Skip pictures in the listing below; copy exactly the lines from the one with "Recreate this image" through the one with "from matplotlib.ticker import", inclusive.

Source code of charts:
• • •

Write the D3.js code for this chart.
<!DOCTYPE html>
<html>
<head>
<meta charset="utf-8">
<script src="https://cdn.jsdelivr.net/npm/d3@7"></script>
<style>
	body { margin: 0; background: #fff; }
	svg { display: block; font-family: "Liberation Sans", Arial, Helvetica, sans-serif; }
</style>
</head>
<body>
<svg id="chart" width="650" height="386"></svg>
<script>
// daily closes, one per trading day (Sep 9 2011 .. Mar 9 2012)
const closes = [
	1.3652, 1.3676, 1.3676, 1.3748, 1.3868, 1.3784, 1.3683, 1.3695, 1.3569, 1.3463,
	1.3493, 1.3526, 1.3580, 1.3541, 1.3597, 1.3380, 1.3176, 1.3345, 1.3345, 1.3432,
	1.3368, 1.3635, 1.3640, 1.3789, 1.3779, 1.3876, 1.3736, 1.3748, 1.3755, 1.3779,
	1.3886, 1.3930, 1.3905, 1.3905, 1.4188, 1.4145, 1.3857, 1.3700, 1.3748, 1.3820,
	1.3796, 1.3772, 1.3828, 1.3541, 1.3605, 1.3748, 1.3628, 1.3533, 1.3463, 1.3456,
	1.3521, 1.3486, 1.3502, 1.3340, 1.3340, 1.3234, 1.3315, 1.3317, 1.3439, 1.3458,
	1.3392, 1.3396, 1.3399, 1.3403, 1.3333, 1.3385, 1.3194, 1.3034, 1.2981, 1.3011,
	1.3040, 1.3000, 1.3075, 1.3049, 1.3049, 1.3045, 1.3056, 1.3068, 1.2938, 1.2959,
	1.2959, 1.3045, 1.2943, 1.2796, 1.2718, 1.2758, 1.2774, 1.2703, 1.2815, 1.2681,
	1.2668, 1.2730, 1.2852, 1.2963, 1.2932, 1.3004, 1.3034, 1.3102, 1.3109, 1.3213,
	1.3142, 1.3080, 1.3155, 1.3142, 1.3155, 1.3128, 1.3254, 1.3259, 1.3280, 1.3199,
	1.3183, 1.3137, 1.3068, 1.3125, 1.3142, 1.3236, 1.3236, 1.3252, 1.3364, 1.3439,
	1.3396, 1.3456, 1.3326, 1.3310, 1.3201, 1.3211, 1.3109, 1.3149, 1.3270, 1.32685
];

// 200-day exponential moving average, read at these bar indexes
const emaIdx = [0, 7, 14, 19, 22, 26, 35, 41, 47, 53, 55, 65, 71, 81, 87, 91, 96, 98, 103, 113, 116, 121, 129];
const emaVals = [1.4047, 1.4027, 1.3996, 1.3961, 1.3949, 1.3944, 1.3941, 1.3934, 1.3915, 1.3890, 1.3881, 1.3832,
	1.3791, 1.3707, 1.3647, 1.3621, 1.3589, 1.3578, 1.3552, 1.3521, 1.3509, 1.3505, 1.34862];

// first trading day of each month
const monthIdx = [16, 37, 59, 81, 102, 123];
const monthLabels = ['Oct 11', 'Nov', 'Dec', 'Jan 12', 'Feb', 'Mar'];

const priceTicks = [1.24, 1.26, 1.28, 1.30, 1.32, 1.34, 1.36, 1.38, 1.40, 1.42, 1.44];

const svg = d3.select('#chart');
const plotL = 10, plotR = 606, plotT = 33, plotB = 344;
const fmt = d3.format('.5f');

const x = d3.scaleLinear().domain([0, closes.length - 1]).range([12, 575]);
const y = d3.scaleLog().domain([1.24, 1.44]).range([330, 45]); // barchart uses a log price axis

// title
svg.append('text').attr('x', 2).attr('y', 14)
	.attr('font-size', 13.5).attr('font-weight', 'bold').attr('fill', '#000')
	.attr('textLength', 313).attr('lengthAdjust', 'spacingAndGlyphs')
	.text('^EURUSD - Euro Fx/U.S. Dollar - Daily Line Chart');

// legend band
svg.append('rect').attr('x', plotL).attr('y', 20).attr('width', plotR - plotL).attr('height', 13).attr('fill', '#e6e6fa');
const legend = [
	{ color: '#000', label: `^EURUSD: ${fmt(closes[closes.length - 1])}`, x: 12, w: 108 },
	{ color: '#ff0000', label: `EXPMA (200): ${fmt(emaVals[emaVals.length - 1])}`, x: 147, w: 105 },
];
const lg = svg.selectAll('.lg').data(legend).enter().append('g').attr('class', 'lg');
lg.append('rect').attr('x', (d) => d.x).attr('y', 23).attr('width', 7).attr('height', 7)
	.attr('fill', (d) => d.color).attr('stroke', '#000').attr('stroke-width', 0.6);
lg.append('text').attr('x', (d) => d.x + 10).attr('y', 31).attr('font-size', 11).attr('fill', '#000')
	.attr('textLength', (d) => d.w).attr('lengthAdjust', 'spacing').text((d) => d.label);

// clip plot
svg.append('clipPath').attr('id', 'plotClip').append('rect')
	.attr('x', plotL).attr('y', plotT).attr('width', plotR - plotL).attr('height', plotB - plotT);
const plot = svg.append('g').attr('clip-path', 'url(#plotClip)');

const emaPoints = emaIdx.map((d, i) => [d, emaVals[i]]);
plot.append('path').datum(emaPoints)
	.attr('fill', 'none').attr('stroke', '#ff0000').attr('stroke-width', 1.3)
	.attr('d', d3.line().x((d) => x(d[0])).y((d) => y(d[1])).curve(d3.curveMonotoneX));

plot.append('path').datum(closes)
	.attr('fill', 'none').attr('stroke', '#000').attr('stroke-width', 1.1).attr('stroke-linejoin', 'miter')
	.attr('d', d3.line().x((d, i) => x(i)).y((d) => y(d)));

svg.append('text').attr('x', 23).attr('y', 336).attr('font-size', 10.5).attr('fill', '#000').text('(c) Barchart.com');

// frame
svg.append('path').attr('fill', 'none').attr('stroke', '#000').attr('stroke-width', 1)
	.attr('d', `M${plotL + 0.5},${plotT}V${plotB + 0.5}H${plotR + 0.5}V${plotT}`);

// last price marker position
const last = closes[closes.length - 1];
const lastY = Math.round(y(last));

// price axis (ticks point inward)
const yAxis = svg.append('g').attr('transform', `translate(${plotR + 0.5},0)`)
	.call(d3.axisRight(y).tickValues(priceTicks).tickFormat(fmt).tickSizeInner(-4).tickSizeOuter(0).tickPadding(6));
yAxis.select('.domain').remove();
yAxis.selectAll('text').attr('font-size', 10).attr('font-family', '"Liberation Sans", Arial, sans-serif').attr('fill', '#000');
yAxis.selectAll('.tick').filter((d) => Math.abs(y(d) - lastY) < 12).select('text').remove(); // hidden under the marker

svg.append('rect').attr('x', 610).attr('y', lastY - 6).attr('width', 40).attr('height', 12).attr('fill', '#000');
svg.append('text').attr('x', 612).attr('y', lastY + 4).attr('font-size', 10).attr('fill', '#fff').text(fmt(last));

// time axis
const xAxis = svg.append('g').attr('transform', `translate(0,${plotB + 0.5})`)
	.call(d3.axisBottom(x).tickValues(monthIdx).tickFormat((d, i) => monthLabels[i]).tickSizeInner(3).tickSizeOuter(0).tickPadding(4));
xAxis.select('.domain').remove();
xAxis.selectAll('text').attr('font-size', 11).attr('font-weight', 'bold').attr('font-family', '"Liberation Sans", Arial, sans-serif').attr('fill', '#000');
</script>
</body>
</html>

• • •

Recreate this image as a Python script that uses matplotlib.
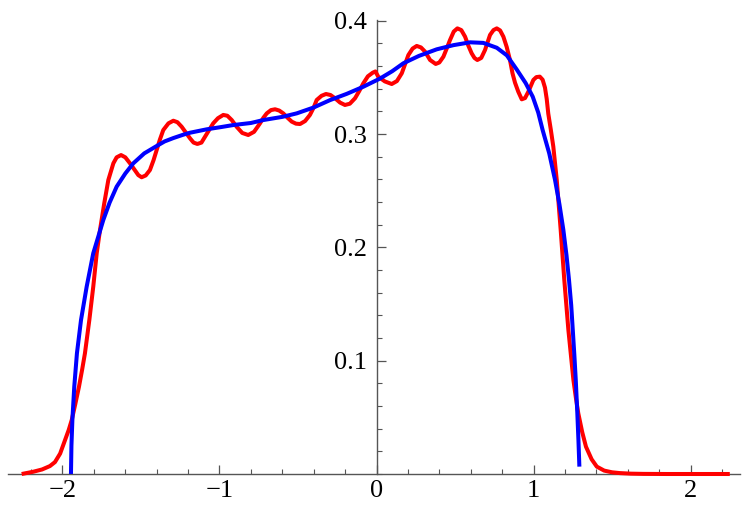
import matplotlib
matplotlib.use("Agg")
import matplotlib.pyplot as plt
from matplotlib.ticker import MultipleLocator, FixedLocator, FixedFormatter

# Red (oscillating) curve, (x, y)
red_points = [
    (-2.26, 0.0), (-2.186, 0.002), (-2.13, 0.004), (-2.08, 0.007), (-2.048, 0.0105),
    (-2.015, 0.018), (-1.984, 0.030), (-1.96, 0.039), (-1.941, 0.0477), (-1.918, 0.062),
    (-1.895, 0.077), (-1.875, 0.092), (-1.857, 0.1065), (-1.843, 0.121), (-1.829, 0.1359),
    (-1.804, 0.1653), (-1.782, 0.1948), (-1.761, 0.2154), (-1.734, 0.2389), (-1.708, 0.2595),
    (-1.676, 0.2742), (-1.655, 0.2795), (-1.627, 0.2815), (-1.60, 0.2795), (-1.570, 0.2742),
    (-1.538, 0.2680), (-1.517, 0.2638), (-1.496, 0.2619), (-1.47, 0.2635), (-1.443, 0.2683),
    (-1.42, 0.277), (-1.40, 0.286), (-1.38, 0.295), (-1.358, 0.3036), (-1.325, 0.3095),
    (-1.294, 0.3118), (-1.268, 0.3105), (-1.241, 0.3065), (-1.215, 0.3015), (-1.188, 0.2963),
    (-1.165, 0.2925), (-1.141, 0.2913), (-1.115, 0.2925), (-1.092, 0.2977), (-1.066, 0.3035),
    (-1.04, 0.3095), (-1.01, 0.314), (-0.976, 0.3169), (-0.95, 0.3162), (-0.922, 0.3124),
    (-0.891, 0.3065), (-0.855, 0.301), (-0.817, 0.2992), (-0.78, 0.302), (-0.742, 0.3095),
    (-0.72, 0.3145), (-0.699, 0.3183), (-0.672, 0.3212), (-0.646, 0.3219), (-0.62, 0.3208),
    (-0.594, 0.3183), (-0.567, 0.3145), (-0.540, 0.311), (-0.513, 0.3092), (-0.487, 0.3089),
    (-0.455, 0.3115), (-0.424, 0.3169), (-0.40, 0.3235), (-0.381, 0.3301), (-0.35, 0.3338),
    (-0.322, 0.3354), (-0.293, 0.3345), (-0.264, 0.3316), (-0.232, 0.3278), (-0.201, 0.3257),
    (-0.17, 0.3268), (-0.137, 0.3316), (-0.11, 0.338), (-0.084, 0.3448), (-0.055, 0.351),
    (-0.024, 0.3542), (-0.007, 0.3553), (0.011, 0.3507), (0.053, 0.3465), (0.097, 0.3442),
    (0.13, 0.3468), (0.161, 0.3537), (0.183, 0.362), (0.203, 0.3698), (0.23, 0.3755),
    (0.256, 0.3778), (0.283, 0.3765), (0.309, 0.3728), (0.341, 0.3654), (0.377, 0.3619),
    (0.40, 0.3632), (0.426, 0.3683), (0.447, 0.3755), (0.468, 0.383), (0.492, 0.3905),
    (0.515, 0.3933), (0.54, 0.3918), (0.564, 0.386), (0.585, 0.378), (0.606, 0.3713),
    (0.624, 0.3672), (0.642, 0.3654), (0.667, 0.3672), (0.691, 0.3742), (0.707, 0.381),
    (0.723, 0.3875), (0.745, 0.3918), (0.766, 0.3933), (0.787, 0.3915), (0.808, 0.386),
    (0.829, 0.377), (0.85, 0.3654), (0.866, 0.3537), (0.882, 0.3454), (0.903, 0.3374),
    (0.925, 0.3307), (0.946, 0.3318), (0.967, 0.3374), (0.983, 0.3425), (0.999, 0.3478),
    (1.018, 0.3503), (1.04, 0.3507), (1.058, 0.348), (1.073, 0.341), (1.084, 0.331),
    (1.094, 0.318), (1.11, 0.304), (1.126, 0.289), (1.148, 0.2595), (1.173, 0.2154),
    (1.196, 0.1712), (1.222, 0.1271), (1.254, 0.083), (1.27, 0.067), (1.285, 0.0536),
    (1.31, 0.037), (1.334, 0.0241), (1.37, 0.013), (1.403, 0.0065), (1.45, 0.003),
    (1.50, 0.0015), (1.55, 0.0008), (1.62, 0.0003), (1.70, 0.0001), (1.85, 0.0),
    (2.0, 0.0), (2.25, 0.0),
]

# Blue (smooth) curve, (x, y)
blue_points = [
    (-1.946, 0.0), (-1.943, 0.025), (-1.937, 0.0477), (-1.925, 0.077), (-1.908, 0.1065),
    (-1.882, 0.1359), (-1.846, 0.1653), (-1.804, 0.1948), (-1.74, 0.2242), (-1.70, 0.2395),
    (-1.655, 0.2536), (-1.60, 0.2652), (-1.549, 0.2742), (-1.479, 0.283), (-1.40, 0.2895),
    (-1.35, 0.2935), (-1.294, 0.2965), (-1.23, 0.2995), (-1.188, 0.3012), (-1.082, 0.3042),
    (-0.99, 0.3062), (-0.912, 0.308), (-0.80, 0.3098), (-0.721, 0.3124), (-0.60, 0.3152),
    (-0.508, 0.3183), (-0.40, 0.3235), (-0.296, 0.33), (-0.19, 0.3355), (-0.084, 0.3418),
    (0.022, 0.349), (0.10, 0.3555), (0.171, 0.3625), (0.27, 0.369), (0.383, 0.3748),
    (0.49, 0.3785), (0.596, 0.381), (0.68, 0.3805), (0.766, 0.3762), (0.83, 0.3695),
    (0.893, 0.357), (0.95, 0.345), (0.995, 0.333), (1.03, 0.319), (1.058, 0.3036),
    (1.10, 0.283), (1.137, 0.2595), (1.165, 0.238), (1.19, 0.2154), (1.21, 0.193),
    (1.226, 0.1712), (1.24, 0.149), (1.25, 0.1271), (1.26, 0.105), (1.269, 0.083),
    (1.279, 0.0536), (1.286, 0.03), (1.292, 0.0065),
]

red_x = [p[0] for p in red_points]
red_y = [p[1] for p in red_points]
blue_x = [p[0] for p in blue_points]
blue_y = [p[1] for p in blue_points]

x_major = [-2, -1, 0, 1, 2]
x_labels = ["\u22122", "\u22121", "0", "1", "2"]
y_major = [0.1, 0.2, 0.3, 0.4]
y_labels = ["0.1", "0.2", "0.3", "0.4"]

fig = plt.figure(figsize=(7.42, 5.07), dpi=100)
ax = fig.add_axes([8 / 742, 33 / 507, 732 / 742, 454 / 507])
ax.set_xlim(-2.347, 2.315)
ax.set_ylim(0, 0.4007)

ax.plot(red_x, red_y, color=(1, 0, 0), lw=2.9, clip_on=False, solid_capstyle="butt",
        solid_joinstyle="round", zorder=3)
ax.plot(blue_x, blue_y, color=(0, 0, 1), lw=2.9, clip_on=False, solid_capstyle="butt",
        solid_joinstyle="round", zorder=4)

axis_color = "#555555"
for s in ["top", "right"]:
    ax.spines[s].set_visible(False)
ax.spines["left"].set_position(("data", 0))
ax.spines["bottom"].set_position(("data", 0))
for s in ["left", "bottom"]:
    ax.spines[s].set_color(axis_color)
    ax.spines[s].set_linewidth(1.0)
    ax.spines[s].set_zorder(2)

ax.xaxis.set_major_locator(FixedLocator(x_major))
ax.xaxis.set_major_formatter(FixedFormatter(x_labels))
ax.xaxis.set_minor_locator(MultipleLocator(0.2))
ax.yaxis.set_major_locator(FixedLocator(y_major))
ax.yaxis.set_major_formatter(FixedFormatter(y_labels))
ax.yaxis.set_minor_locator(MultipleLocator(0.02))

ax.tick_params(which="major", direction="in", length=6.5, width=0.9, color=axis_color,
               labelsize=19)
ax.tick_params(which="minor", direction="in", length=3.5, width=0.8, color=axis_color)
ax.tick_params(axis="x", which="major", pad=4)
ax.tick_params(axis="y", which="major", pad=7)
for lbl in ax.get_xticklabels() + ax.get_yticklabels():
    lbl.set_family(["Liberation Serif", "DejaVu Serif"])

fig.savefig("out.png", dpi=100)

• • •

#### FINAL RESULT
Recreate this image as a Python script that uses matplotlib.
import matplotlib
matplotlib.use("Agg")
import matplotlib.pyplot as plt
from matplotlib.ticker import MultipleLocator, FixedLocator, FixedFormatter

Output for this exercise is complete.